DIRECTIONS FOR THIS TASK: Only the pictures are to be left out; set down the rest of the records exactly.

--- START ---

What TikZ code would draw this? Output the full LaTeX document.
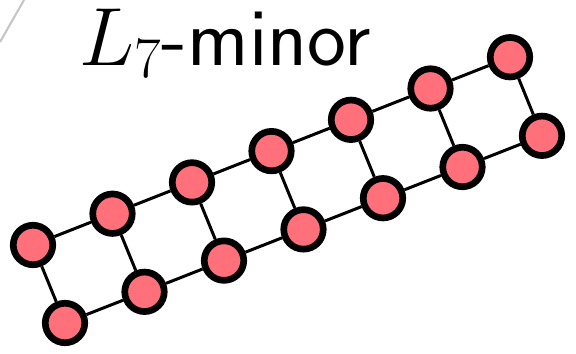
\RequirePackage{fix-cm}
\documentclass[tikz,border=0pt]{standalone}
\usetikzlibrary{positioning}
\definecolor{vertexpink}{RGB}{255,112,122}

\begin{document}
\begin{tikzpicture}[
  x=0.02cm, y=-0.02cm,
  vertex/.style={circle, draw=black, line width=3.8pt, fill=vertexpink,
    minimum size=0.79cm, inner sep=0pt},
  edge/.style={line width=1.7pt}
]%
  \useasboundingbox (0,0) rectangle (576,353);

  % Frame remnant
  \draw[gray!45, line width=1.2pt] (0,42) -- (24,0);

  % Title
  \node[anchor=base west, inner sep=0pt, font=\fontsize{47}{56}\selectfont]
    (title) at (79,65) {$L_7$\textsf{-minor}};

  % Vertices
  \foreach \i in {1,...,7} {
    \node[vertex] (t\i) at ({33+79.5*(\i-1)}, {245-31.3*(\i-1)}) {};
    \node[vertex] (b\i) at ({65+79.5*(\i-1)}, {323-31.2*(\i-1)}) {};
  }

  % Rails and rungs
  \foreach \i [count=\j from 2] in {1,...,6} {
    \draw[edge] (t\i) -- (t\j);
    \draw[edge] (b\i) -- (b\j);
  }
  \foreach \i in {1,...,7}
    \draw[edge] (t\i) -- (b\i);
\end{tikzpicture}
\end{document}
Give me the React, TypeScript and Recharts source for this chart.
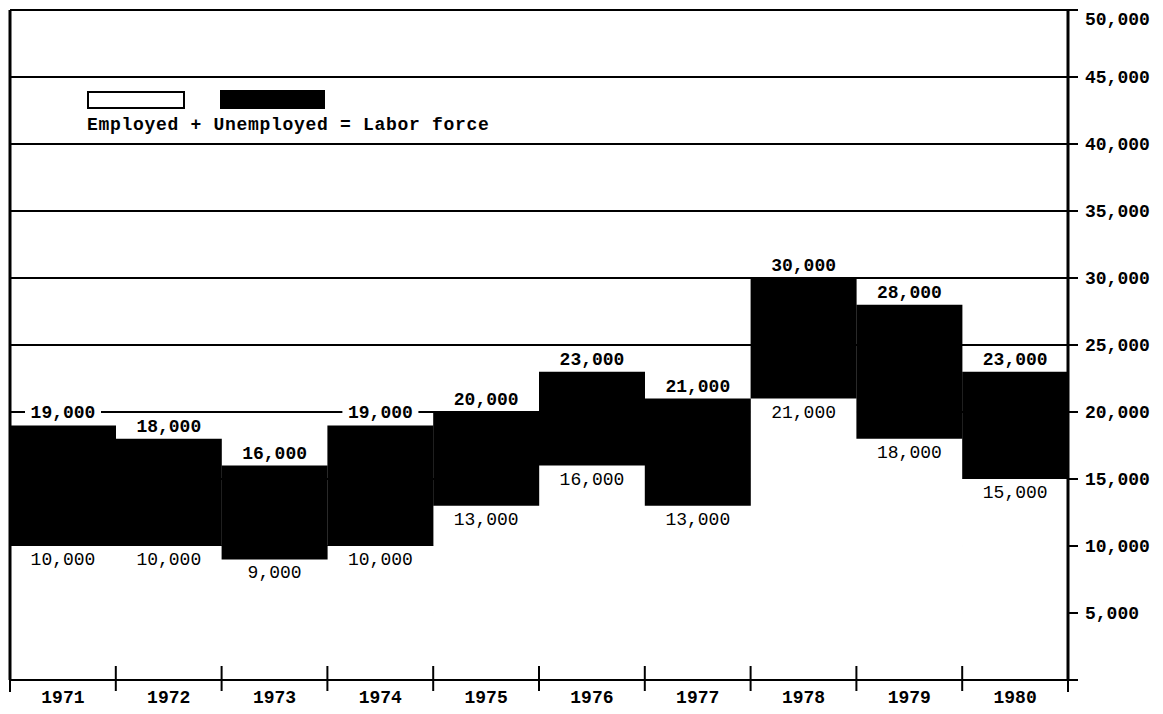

--- END ---

REPLY TO THE EXERCISE:
What TikZ code would draw this? Output the full LaTeX document.
\RequirePackage{fix-cm}
\documentclass[tikz,border=0pt]{standalone}
\usetikzlibrary{positioning}
\definecolor{vertexpink}{RGB}{255,112,122}

\begin{document}
\begin{tikzpicture}[
  x=0.02cm, y=-0.02cm,
  vertex/.style={circle, draw=black, line width=3.8pt, fill=vertexpink,
    minimum size=0.79cm, inner sep=0pt},
  edge/.style={line width=1.7pt}
]%
  \useasboundingbox (0,0) rectangle (576,353);

  % Frame remnant
  \draw[gray!45, line width=1.2pt] (0,42) -- (24,0);

  % Title
  \node[anchor=base west, inner sep=0pt, font=\fontsize{47}{56}\selectfont]
    (title) at (79,65) {$L_7$\textsf{-minor}};

  % Vertices
  \foreach \i in {1,...,7} {
    \node[vertex] (t\i) at ({33+79.5*(\i-1)}, {245-31.3*(\i-1)}) {};
    \node[vertex] (b\i) at ({65+79.5*(\i-1)}, {323-31.2*(\i-1)}) {};
  }

  % Rails and rungs
  \foreach \i [count=\j from 2] in {1,...,6} {
    \draw[edge] (t\i) -- (t\j);
    \draw[edge] (b\i) -- (b\j);
  }
  \foreach \i in {1,...,7}
    \draw[edge] (t\i) -- (b\i);
\end{tikzpicture}
\end{document}
Give me the React, TypeScript and Recharts source for this chart.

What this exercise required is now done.